What you will do:
Starting with the first line below, extract each line through the one that contains "minimum width=166pt, minimum", inclusive, excluding pictures.
-------- Data excerpt
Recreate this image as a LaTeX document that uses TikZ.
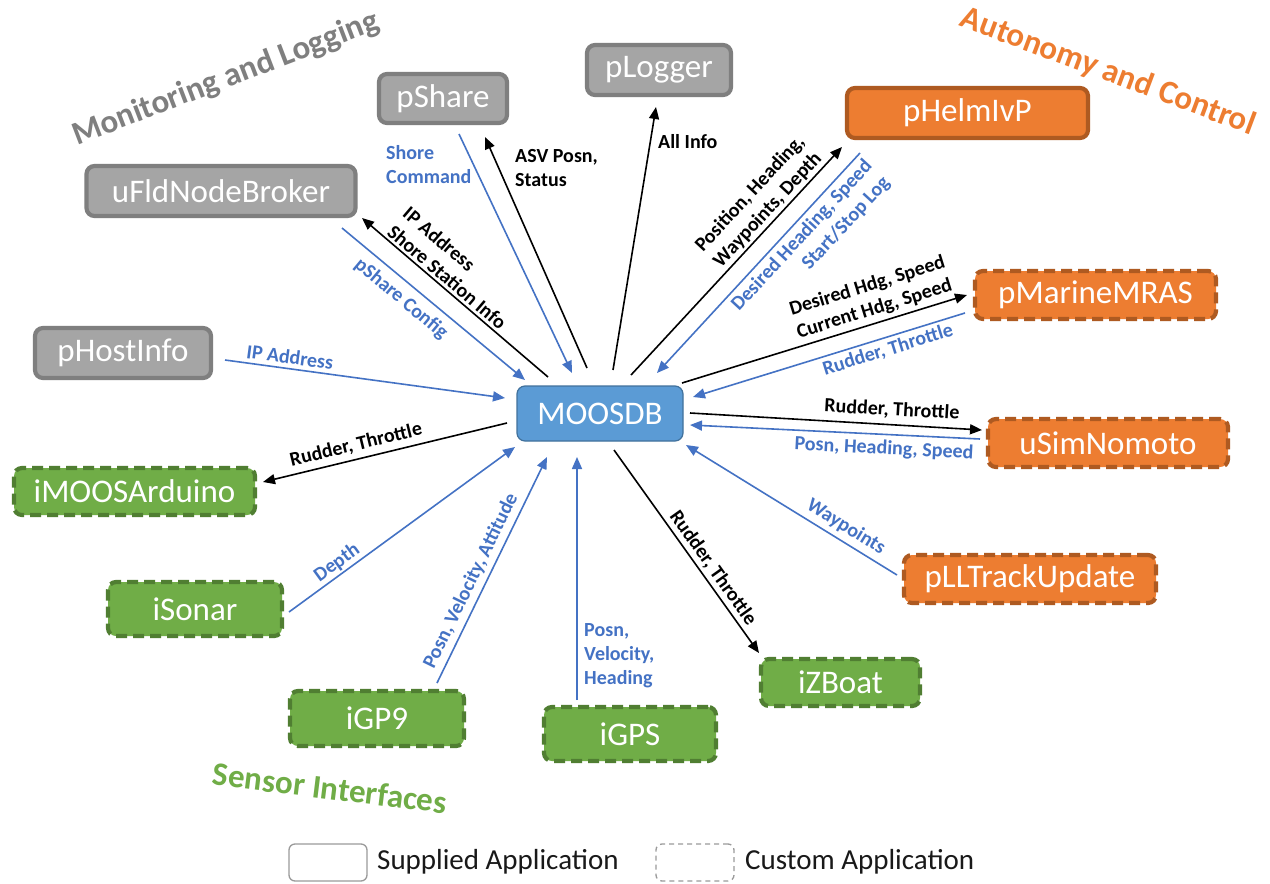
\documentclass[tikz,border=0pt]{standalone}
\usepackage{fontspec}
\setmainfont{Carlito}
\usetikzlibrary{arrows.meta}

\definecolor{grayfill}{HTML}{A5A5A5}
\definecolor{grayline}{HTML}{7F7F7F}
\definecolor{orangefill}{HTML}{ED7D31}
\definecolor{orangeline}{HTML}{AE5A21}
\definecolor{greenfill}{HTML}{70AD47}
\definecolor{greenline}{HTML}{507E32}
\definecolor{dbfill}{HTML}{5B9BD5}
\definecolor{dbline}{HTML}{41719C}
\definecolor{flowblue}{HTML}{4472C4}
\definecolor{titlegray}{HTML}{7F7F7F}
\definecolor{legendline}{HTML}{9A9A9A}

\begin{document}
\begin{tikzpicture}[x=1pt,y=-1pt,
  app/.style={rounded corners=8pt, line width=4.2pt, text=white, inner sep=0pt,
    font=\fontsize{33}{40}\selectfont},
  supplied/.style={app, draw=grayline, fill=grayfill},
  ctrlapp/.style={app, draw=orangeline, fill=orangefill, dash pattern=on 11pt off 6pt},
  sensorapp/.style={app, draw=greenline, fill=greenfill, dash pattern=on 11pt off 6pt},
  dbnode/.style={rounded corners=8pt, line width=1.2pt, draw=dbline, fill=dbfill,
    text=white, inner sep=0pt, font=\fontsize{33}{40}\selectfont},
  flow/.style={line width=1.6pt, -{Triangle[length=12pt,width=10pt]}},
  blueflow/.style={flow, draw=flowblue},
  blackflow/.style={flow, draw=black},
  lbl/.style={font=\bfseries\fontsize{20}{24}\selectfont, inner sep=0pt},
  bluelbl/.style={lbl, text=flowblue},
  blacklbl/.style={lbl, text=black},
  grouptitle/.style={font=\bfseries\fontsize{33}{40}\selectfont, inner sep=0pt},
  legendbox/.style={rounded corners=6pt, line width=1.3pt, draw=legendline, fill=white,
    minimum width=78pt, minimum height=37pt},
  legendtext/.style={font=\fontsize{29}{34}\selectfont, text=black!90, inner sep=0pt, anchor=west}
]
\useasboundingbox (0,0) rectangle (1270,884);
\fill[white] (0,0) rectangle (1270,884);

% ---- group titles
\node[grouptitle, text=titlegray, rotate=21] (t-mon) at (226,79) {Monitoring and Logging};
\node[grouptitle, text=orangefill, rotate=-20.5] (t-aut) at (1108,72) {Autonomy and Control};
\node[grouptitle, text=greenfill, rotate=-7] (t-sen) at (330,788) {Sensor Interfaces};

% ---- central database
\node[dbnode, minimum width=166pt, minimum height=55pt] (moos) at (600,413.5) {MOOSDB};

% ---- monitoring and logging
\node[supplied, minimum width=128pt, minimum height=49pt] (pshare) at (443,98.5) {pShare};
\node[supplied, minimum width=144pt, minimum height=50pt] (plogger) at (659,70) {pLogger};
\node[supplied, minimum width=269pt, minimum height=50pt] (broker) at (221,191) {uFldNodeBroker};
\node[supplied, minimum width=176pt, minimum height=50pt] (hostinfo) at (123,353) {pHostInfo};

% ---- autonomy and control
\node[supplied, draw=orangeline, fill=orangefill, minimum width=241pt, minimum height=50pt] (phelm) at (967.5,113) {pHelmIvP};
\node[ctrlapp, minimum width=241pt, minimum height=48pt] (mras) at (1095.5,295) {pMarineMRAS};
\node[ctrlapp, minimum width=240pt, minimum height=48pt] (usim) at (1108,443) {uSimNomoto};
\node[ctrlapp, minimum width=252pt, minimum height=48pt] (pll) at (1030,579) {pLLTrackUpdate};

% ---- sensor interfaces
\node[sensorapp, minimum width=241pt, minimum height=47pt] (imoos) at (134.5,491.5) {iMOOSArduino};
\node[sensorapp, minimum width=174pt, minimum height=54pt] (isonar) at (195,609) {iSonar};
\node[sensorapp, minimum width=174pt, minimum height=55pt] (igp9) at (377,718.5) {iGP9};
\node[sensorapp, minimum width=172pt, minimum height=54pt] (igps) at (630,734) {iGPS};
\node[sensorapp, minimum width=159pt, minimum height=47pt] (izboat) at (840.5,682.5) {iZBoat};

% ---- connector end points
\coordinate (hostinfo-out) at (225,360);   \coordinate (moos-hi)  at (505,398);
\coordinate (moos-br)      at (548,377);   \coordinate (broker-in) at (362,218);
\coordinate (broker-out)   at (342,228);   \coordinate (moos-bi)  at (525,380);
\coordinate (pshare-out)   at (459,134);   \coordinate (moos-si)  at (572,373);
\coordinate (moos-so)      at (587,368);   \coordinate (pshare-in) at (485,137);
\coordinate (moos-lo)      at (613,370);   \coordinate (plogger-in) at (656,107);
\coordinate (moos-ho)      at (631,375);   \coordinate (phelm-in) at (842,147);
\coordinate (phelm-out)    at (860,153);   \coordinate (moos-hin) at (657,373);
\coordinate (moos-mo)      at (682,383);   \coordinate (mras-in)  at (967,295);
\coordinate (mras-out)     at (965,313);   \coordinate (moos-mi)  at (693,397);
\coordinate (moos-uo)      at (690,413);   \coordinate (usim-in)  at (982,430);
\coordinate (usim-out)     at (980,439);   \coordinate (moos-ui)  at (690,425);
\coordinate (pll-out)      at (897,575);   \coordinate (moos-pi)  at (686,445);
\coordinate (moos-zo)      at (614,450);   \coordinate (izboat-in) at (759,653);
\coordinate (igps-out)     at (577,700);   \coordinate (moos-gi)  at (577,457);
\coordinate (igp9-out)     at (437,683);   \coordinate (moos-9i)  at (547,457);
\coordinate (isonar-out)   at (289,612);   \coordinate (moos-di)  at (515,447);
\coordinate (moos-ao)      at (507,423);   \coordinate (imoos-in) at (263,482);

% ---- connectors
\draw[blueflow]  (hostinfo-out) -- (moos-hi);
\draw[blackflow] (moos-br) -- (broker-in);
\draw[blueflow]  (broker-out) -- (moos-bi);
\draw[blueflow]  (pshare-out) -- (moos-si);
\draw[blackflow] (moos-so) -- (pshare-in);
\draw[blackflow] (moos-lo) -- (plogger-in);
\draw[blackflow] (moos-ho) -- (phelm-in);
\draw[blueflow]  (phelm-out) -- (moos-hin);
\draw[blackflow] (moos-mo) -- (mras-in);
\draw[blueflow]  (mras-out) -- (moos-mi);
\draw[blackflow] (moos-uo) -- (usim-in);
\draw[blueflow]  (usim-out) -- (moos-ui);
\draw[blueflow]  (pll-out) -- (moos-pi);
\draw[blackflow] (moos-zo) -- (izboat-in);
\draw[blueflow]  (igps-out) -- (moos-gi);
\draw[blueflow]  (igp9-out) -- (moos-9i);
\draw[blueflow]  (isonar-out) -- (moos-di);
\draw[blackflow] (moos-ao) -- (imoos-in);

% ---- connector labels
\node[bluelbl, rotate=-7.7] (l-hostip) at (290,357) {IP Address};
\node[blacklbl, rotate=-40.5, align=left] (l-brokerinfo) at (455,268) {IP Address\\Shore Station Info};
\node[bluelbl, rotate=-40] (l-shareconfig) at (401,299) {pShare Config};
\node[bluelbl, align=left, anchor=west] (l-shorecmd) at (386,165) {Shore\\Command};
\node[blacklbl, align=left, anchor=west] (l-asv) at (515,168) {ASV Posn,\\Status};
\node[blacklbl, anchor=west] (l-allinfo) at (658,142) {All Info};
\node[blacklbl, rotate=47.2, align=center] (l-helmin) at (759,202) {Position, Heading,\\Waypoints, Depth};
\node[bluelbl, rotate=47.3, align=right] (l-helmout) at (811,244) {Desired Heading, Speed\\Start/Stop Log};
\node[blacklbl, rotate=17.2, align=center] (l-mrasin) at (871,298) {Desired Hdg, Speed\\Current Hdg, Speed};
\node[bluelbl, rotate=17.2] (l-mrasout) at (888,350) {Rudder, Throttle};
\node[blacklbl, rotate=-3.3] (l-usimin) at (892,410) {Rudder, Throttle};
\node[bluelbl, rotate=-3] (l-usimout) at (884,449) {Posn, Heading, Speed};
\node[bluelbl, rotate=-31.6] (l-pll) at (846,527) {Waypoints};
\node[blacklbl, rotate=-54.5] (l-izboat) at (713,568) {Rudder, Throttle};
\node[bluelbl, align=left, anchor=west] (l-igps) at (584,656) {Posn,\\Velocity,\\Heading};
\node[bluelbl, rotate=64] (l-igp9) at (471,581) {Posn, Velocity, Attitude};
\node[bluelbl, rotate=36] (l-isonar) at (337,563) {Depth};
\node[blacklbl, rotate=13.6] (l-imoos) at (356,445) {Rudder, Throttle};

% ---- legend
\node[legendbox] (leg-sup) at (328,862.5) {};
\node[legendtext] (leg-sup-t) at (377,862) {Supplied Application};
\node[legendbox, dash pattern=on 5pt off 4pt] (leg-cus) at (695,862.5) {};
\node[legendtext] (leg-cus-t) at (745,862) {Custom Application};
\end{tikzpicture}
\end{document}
----------------
Output of the task:
Recreate this image as a LaTeX document that uses TikZ.
\documentclass[tikz,border=0pt]{standalone}
\usepackage{fontspec}
\setmainfont{Carlito}
\usetikzlibrary{arrows.meta}

\definecolor{grayfill}{HTML}{A5A5A5}
\definecolor{grayline}{HTML}{7F7F7F}
\definecolor{orangefill}{HTML}{ED7D31}
\definecolor{orangeline}{HTML}{AE5A21}
\definecolor{greenfill}{HTML}{70AD47}
\definecolor{greenline}{HTML}{507E32}
\definecolor{dbfill}{HTML}{5B9BD5}
\definecolor{dbline}{HTML}{41719C}
\definecolor{flowblue}{HTML}{4472C4}
\definecolor{titlegray}{HTML}{7F7F7F}
\definecolor{legendline}{HTML}{9A9A9A}

\begin{document}
\begin{tikzpicture}[x=1pt,y=-1pt,
  app/.style={rounded corners=8pt, line width=4.2pt, text=white, inner sep=0pt,
    font=\fontsize{33}{40}\selectfont},
  supplied/.style={app, draw=grayline, fill=grayfill},
  ctrlapp/.style={app, draw=orangeline, fill=orangefill, dash pattern=on 11pt off 6pt},
  sensorapp/.style={app, draw=greenline, fill=greenfill, dash pattern=on 11pt off 6pt},
  dbnode/.style={rounded corners=8pt, line width=1.2pt, draw=dbline, fill=dbfill,
    text=white, inner sep=0pt, font=\fontsize{33}{40}\selectfont},
  flow/.style={line width=1.6pt, -{Triangle[length=12pt,width=10pt]}},
  blueflow/.style={flow, draw=flowblue},
  blackflow/.style={flow, draw=black},
  lbl/.style={font=\bfseries\fontsize{20}{24}\selectfont, inner sep=0pt},
  bluelbl/.style={lbl, text=flowblue},
  blacklbl/.style={lbl, text=black},
  grouptitle/.style={font=\bfseries\fontsize{33}{40}\selectfont, inner sep=0pt},
  legendbox/.style={rounded corners=6pt, line width=1.3pt, draw=legendline, fill=white,
    minimum width=78pt, minimum height=37pt},
  legendtext/.style={font=\fontsize{29}{34}\selectfont, text=black!90, inner sep=0pt, anchor=west}
]
\useasboundingbox (0,0) rectangle (1270,884);
\fill[white] (0,0) rectangle (1270,884);

% ---- group titles
\node[grouptitle, text=titlegray, rotate=21] (t-mon) at (226,79) {Monitoring and Logging};
\node[grouptitle, text=orangefill, rotate=-20.5] (t-aut) at (1108,72) {Autonomy and Control};
\node[grouptitle, text=greenfill, rotate=-7] (t-sen) at (330,788) {Sensor Interfaces};

% ---- central database
\node[dbnode, minimum width=166pt, minimum height=55pt] (moos) at (600,413.5) {MOOSDB};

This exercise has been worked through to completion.